O homem normal do nariz partido
Há dois narizes partidos famosos em Hollywood. O do cantor e actor cómico Jimmy Durante, hoje bastante esquecido, e que respondia pela alcunha de The Great Schnozola (mais ou menos O Pencudão), e o de Karl Malden, que morreu há pouco mais de uma semana, em Los Angeles, quase com 100 anos. Não fazia filmes desde 1987 e o seu último papel foi num episódio de uma série de televisão em 2000, mas toda a gente se lembrava dele.
Malden foi um dos maiores actores secundários do cinema americano. Tão grande, que é injusto chamar-lhe "secundário". Pegando nas palavras de António Lopes Ribeiro, digamos que ele foi um grande "secundário principal". Vêem-se cada vez menos pessoas "normais" no cinema americano, no sentido de pessoas "reais", das que podemos cruzar na rua ou reconhecer do dia-a-dia. Com o seu nariz torto, cara feia e uma voz mesmo nada simpática aos tímpanos, Karl Malden, filho de mãe checa e pai sérvio, interpretou como poucos essas pessoas normais ao longo de quase meio século.
No artigo de homenagem que lhe escreveu no The New York Times, o crítico de cinema A. O. Scott notou que, apesar dessa qualidade de homem "ordinário" (por oposição a "extraordinário"), que trazia consigo um forte "lastro de realidade", Malden contou entre os seus melhores e mais memoráveis papéis os de pessoas "demasiadamente normais", às quais faltavam as qualidades ou as características dos principais protagonistas, fossem elas positivas ou negativas. É o caso de Um Eléctrico Chamado Desejo (1951), do seu grande amigo e cúmplice Elia Kazan, onde o seu bondoso e desajeitado Mitch é completamente esmagado pelo boçal e brutal Stanley de Marlon Brando. (A recompensa desse retrato da normalidade desconfortável derrotada pela animalidade afirmativa foi o Óscar de Melhor Actor Secundário, no ano seguinte.)
Kazan, aliás, foi quem deu a Malden um trio de papéis cinematográficos inesquecíveis. O do citado Mitch do Eléctrico, o do indignado e corajoso padre Barry de Há Lodo no Cais (1954), que serve de bússola moral ao pugilista Terry Malloy de Marlon Brando, e o do proprietário sulista do então atrevidíssimo, e boicotadíssimo, A Voz do Desejo (1956). Contrastando abismalmente com a personagem da sua jovem e sensual mulher Baby Doll (Carroll Baker), Karl Malden compõe em A Voz do Desejo um dos mais atarantados e mais patéticos cornudos de toda a história do cinema.
A longa e forte amizade que unia o actor e Elia Kazan teve o seu ponto público mais alto quando, em 1999, Karl Malden, também antigo presidente da Academia de Hollywood, fez lobby para que Elia Kazan recebesse um Óscar honorário de carreira.

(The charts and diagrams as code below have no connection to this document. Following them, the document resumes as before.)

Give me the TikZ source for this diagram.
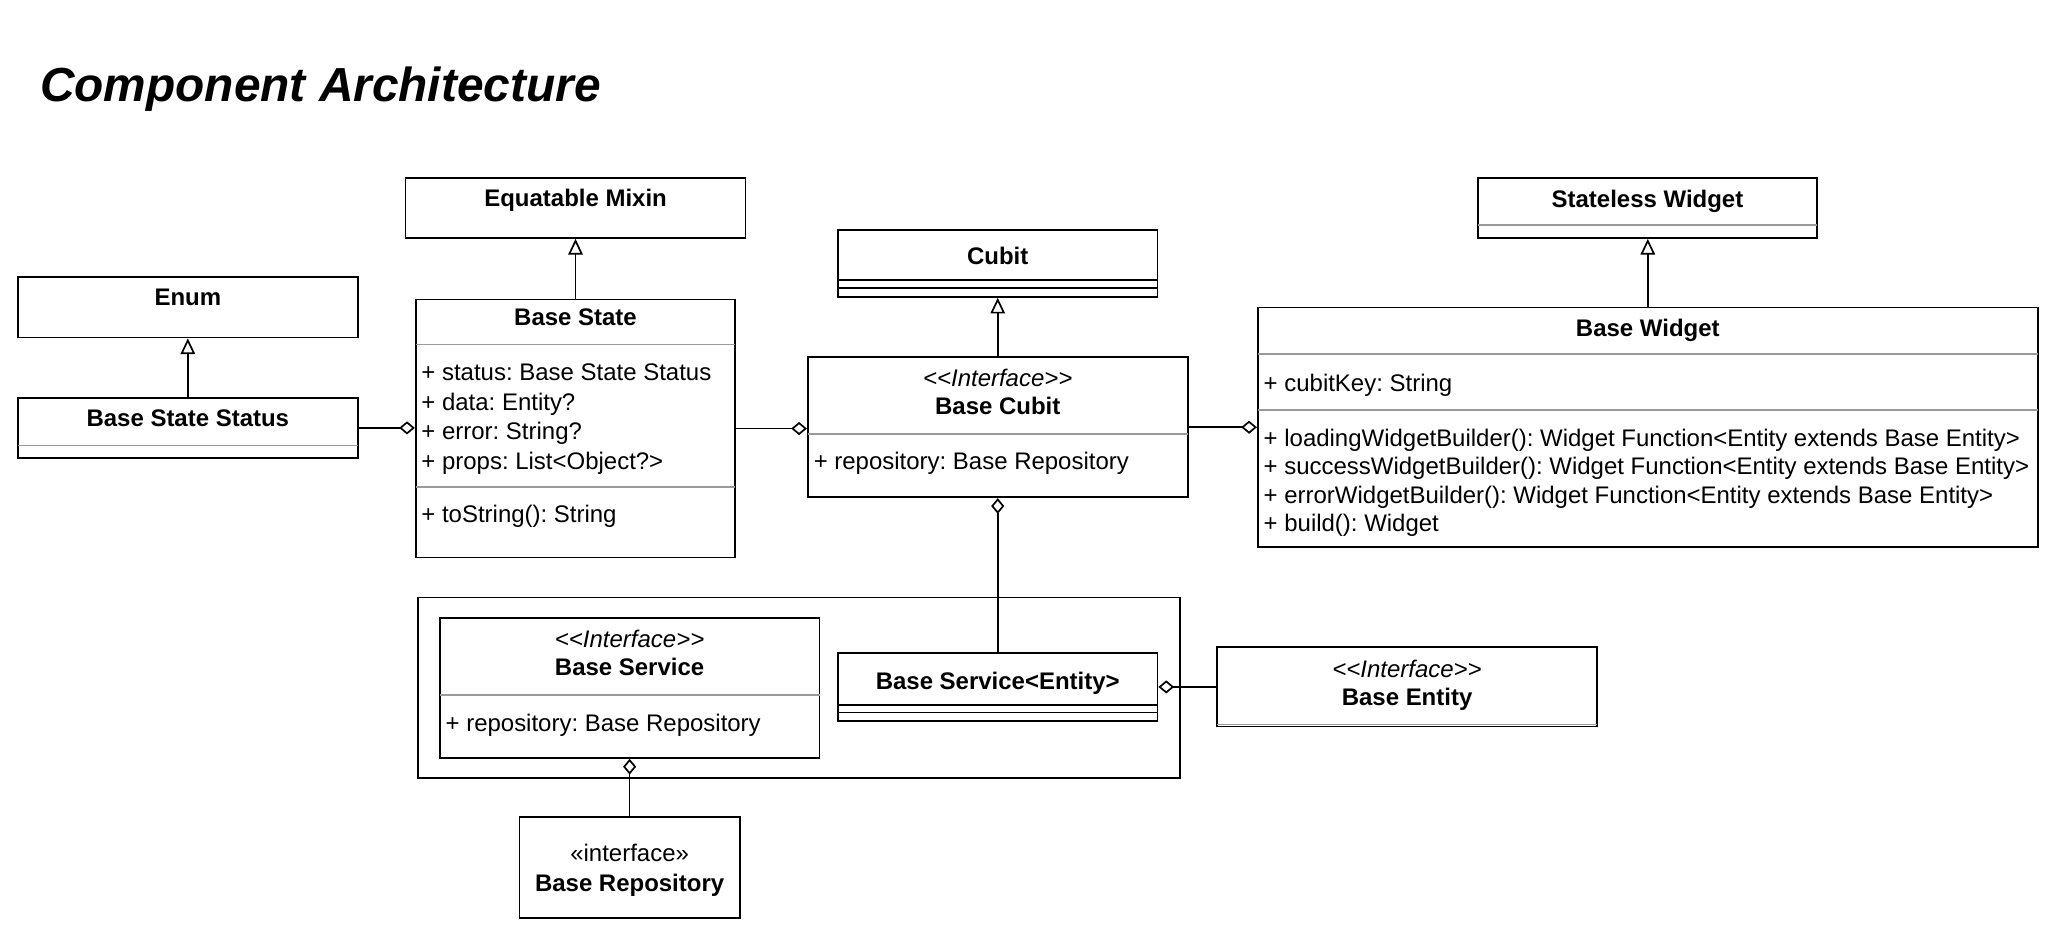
\documentclass[tikz,border=0pt]{standalone}
\usepackage{fontspec}
\setmainfont{Liberation Sans}
\usetikzlibrary{arrows.meta,calc}
\frenchspacing

\begin{document}
\begin{tikzpicture}[x=1pt,y=-1pt,
		font=\fontsize{18.3}{22}\selectfont,
		box/.style={draw,line width=1.3pt,anchor=north west,inner sep=0pt},
		txt/.style={inner sep=0pt,text height=13.1pt,text depth=0pt},
		cname/.style={txt,font=\fontsize{18.3}{22}\selectfont\bfseries},
		stereo/.style={txt,font=\fontsize{18.3}{22}\selectfont\itshape},
		member/.style={txt,anchor=west},
		sep/.style={draw=black!40,line width=1.3pt},
		bar/.style={draw,line width=1.3pt},
		inherit/.style={line width=1.3pt,-{Triangle[open,length=12pt,width=11pt]}},
		aggr/.style={line width=1.3pt,-{Diamond[open,length=12pt,width=10pt]}}]
			\useasboundingbox (0,0) rectangle (1568,714.4);
			\node[anchor=base west,inner sep=0pt,font=\fontsize{36.5}{44}\selectfont\bfseries\itshape] (title) at (30.5,77.6) {Component Architecture};
			\node[box,minimum width=259.5pt,minimum height=46pt] (mixin) at (309,135) {};
			\node[box,minimum width=259.5pt,minimum height=46pt] (enum) at (13,211) {};
			\node[box,minimum width=259.5pt,minimum height=46pt] (status) at (13,303) {};
			\node[box,minimum width=244pt,minimum height=197pt] (bstate) at (316.7,228) {};
			\node[box,minimum width=244pt,minimum height=51pt] (cubit) at (639,175) {};
			\node[box,minimum width=290pt,minimum height=107pt] (bcubit) at (616,272) {};
			\node[box,minimum width=259pt,minimum height=46pt] (stateless) at (1127.5,135) {};
			\node[box,minimum width=595.5pt,minimum height=183pt] (bwidget) at (959.5,234) {};
			\node[box,minimum width=581.5pt,minimum height=137.5pt] (frame) at (318.5,455.5) {};
			\node[box,minimum width=290pt,minimum height=107pt] (bservice) at (335,471) {};
			\node[box,minimum width=244pt,minimum height=52pt] (bse) at (639,498) {};
			\node[box,minimum width=290pt,minimum height=60.5pt] (bentity) at (928.5,493.5) {};
			\node[box,minimum width=168pt,minimum height=77pt] (repo) at (396,623) {};
			\foreach \n/\d in {status/37,bstate/35,bstate/143.5,bcubit/59.5,stateless/37,bwidget/36.5,bwidget/79,bservice/59.5,bentity/59.5}{
				\draw[sep] ($(\n.north west)+(0.7,\d)$) -- ($(\n.north east)+(-0.7,\d)$);
			}
			\foreach \n/\d in {cubit/39,cubit/45,bse/40,bse/46}{
				\draw[bar] ($(\n.north west)+(0,\d)$) -- ($(\n.north east)+(0,\d)$);
			}
			\node[cname] at (mixin.north |- 0,151) {Equatable Mixin};
			\node[cname] at (enum.north |- 0,227) {Enum};
			\node[cname] at (status.north |- 0,319) {Base State Status};
			\node[cname] at (bstate.north |- 0,242) {Base State};
			\node[member] at (321.5,284) {+ status: Base State Status};
			\node[member] at (321.5,307) {+ data: Entity?};
			\node[member] at (321.5,329) {+ error: String?};
			\node[member] at (321.5,352) {+ props: List<Object?>};
			\node[member] at (321.5,392) {+ toString(): String};
			\node[cname] at (cubit.north |- 0,195) {Cubit};
			\node[stereo] at (bcubit.north |- 0,288.5) {<{}<Interface>{}>};
			\node[cname] at (bcubit.north |- 0,309.5) {Base Cubit};
			\node[member] at (621,352) {+ repository: Base Repository};
			\node[cname] at (stateless.north |- 0,151.5) {Stateless Widget};
			\node[cname] at (bwidget.north |- 0,250) {Base Widget};
			\node[member] at (964.5,292) {+ cubitKey: String};
			\node[member] at (964.5,334.5) {+ loadingWidgetBuilder(): Widget Function<Entity extends Base Entity>};
			\node[member] at (964.5,356) {+ successWidgetBuilder(): Widget Function<Entity extends Base Entity>};
			\node[member] at (964.5,377.5) {+ errorWidgetBuilder(): Widget Function<Entity extends Base Entity>};
			\node[member] at (964.5,399.5) {+ build(): Widget};
			\node[stereo] at (bservice.north |- 0,488) {<{}<Interface>{}>};
			\node[cname] at (bservice.north |- 0,509) {Base Service};
			\node[member] at (340,552) {+ repository: Base Repository};
			\node[cname] at (bse.north |- 0,520) {Base Service<Entity>};
			\node[stereo] at (bentity.north |- 0,511) {<{}<Interface>{}>};
			\node[cname] at (bentity.north |- 0,532) {Base Entity};
			\node[txt] at (repo.north |- 0,651) {«interface»};
			\node[cname] at (repo.north |- 0,674) {Base Repository};
			\draw[inherit] (status.north) -- (status.north |- enum.south);
			\draw[inherit] (bstate.north) -- (bstate.north |- mixin.south);
			\draw[inherit] (bcubit.north) -- (bcubit.north |- cubit.south);
			\draw[inherit] (bwidget.north) -- (bwidget.north |- stateless.south);
			\draw[aggr] (status.east) -- (status.east -| bstate.west);
			\draw[aggr] (bstate.east) -- (bstate.east -| bcubit.west);
			\draw[aggr] (bcubit.east) -- (bcubit.east -| bwidget.west);
			\draw[aggr] (bse.north) -- (bse.north |- bcubit.south);
			\draw[aggr] (bentity.west) -- (bentity.west -| bse.east);
			\draw[aggr] (repo.north) -- (repo.north |- bservice.south);
		\end{tikzpicture}
\end{document}
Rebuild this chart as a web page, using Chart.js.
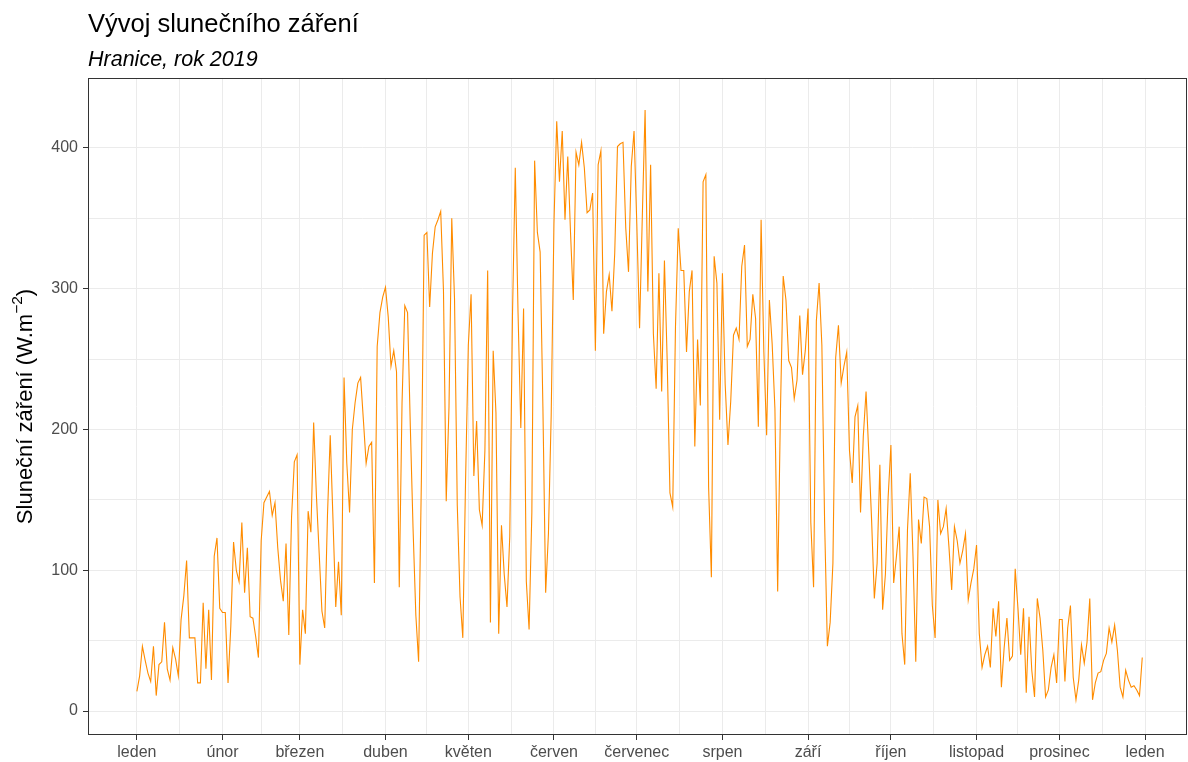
<!DOCTYPE html>
<html lang="cs">
<head>
<meta charset="utf-8">
<title>Vývoj slunečního záření</title>
<script src="https://cdn.jsdelivr.net/npm/chart.js@4"></script>
<style>
  html, body { margin: 0; padding: 0; background: #ffffff; }
  #graf { display: block; }
</style>
</head>
<body>
<canvas id="graf" width="1188" height="762"></canvas>
<script>
// Denní průměry slunečního záření (W.m-2), Hranice 2019
const leden    = [14, 25, 46, 36, 27, 21, 46, 11, 33, 35, 63, 30, 22, 45, 37, 25, 65, 82, 107, 52, 52, 52, 20, 20, 77, 30, 72, 22, 110, 123, 73];
const unor     = [70, 70, 20, 60, 120, 100, 92, 134, 84, 116, 67, 66, 53, 38, 121, 148, 152, 156, 139, 148, 116, 93, 78, 119, 54, 138, 177, 182];
const brezen   = [33, 72, 55, 142, 127, 205, 153, 112, 71, 59, 139, 196, 136, 74, 106, 68, 237, 176, 141, 200, 219, 233, 237, 207, 176, 188, 191, 91, 259, 283, 294];
const duben    = [301, 280, 245, 256, 241, 88, 219, 288, 283, 202, 129, 68, 35, 164, 338, 340, 287, 325, 344, 349, 355, 299, 149, 216, 350, 293, 146, 81, 52, 164];
const kveten   = [260, 296, 167, 206, 143, 132, 185, 313, 63, 256, 212, 55, 132, 97, 74, 124, 283, 386, 283, 201, 286, 92, 58, 141, 391, 340, 326, 216, 84, 126, 210];
const cerven   = [346, 419, 376, 412, 349, 394, 340, 292, 397, 388, 404, 386, 354, 356, 368, 256, 388, 398, 268, 298, 310, 284, 325, 401, 403, 404, 343, 312, 387, 412];
const cervenec = [346, 272, 352, 427, 298, 388, 268, 229, 311, 227, 320, 249, 155, 145, 273, 343, 313, 313, 255, 298, 313, 188, 264, 217, 376, 381, 159, 95, 323, 304, 207];
const srpen    = [311, 232, 189, 220, 267, 272, 264, 316, 331, 259, 264, 296, 279, 202, 349, 255, 196, 292, 261, 215, 85, 213, 309, 292, 249, 244, 222, 235, 281, 239, 256];
const zari     = [286, 134, 88, 277, 304, 260, 134, 46, 63, 105, 251, 274, 233, 245, 255, 185, 162, 209, 217, 141, 195, 227, 183, 136, 80, 105, 175, 72, 97, 152];
const rijen    = [189, 91, 110, 131, 55, 33, 129, 169, 110, 35, 136, 119, 152, 151, 131, 75, 52, 150, 126, 131, 144, 117, 86, 131, 121, 105, 114, 126, 79, 91, 101];
const listopad = [118, 55, 31, 40, 46, 31, 73, 53, 78, 17, 45, 66, 36, 39, 101, 73, 40, 73, 13, 67, 29, 10, 80, 66, 43, 10, 15, 31, 40, 20];
const prosinec = [65, 65, 21, 59, 75, 24, 8, 22, 47, 34, 49, 80, 8, 20, 27, 28, 36, 41, 59, 49, 61, 43, 17, 10, 29, 22, 17, 18, 15, 11, 38];

// popisky osy x a dny, kdy začíná měsíc
const mesice = ['leden', 'únor', 'březen', 'duben', 'květen', 'červen', 'červenec', 'srpen', 'září', 'říjen', 'listopad', 'prosinec', 'leden'];
const zacatkyMesicu = [0, 31, 59, 90, 120, 151, 181, 212, 243, 273, 304, 334, 365];
const yPopisky = [0, 100, 200, 300, 400];

const zareni = [].concat(leden, unor, brezen, duben, kveten, cerven, cervenec, srpen, zari, rijen, listopad, prosinec);
const body = zareni.map((v, i) => ({ x: i, y: v }));

// hlavní + vedlejší čáry mřížky (vedlejší = polovina mezi hlavními)
const xTicky = [];
zacatkyMesicu.forEach((d, i) => {
    xTicky.push(d);
    if (i < zacatkyMesicu.length - 1) xTicky.push((d + zacatkyMesicu[i + 1]) / 2);
});
const yTicky = [];
for (let i = 0; i < yPopisky.length; i++) {
    yTicky.push(yPopisky[i]);
    if (i < yPopisky.length - 1) yTicky.push((yPopisky[i] + yPopisky[i + 1]) / 2);
}

const FONT = "'Liberation Sans', Arial, sans-serif";

const textyPlugin = {
    id: 'texty',
    afterDraw(chart) {
        const ctx = chart.ctx;
        const a = chart.chartArea;
        ctx.save();
        // rámeček panelu
        ctx.strokeStyle = '#333333';
        ctx.lineWidth = 1;
        ctx.strokeRect(a.left + 0.5, a.top + 0.5, a.right - a.left - 1, a.bottom - a.top - 1);

        // nadpis a podnadpis
        ctx.fillStyle = '#000000';
        ctx.textAlign = 'left';
        ctx.textBaseline = 'alphabetic';
        ctx.font = '25.5px ' + FONT;
        ctx.fillText('Vývoj slunečního záření', 88, 32);
        ctx.font = 'italic 21.5px ' + FONT;
        ctx.fillText('Hranice, rok 2019', 88, 66);

        // název osy y s horním indexem
        ctx.translate(26, (a.top + a.bottom) / 2);
        ctx.rotate(-Math.PI / 2);
        const t1 = 'Sluneční záření (W.m', t2 = '−2', t3 = ')';
        ctx.font = '22px ' + FONT;
        const w1 = ctx.measureText(t1).width, w3 = ctx.measureText(t3).width;
        ctx.font = '15.5px ' + FONT;
        const w2 = ctx.measureText(t2).width;
        let x = -(w1 + w2 + w3) / 2;
        ctx.textBaseline = 'middle';
        ctx.font = '22px ' + FONT;
        ctx.fillText(t1, x, 0);
        ctx.font = '15.5px ' + FONT;
        ctx.fillText(t2, x + w1, -8);
        ctx.font = '22px ' + FONT;
        ctx.fillText(t3, x + w1 + w2, 0);
        ctx.restore();
    }
};

const jeHlavniX = v => zacatkyMesicu.includes(v);
const jeHlavniY = v => yPopisky.includes(v);

new Chart(document.getElementById('graf').getContext('2d'), {
    type: 'line',
    data: {
        datasets: [{
            data: body,
            borderColor: '#FF8C00',
            borderWidth: 1.1,
            pointRadius: 0,
            tension: 0,
            fill: false
        }]
    },
    options: {
        responsive: false,
        animation: false,
        layout: { padding: { top: 78, right: 1, left: 0, bottom: 0 } },
        plugins: { legend: { display: false }, tooltip: { enabled: false } },
        scales: {
            x: {
                type: 'linear',
                min: -17.7,
                max: 380.2,
                afterBuildTicks: s => { s.ticks = xTicky.map(v => ({ value: v })); },
                afterFit: s => { s.height = 27; },
                border: { display: false },
                grid: {
                    color: '#ebebeb',
                    lineWidth: 1,
                    tickLength: 5,
                    tickColor: c => jeHlavniX(c.tick && c.tick.value) ? '#333333' : 'rgba(0,0,0,0)'
                },
                ticks: {
                    autoSkip: false,
                    maxRotation: 0,
                    padding: 3,
                    color: '#4d4d4d',
                    font: { family: FONT, size: 16 },
                    callback: v => {
                        const i = zacatkyMesicu.indexOf(v);
                        return i >= 0 ? mesice[i] : '';
                    }
                }
            },
            y: {
                type: 'linear',
                min: -17,
                max: 449.7,
                afterBuildTicks: s => { s.ticks = yTicky.map(v => ({ value: v })); },
                afterFit: s => { s.width = 88; },
                border: { display: false },
                grid: {
                    color: '#ebebeb',
                    lineWidth: 1,
                    tickLength: 5,
                    tickColor: c => jeHlavniY(c.tick && c.tick.value) ? '#333333' : 'rgba(0,0,0,0)'
                },
                ticks: {
                    padding: 5,
                    color: '#4d4d4d',
                    font: { family: FONT, size: 16 },
                    callback: v => jeHlavniY(v) ? String(v) : ''
                }
            }
        }
    },
    plugins: [textyPlugin]
});
</script>
</body>
</html>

Remando contra a maré da mais rancorosa esquerda de Hollywood, Malden proclamou e insistiu que a política não devia meter-se no caminho da excelência artística. E conseguiu que Kazan, responsável pela sua mudança de nome, de Mladen George Sekulovich para Karl Malden, recebesse a merecidíssima estatueta.
Um homem normal, intérprete de personagens tiradas à vida real, e amigo do seu amigo: Karl Malden.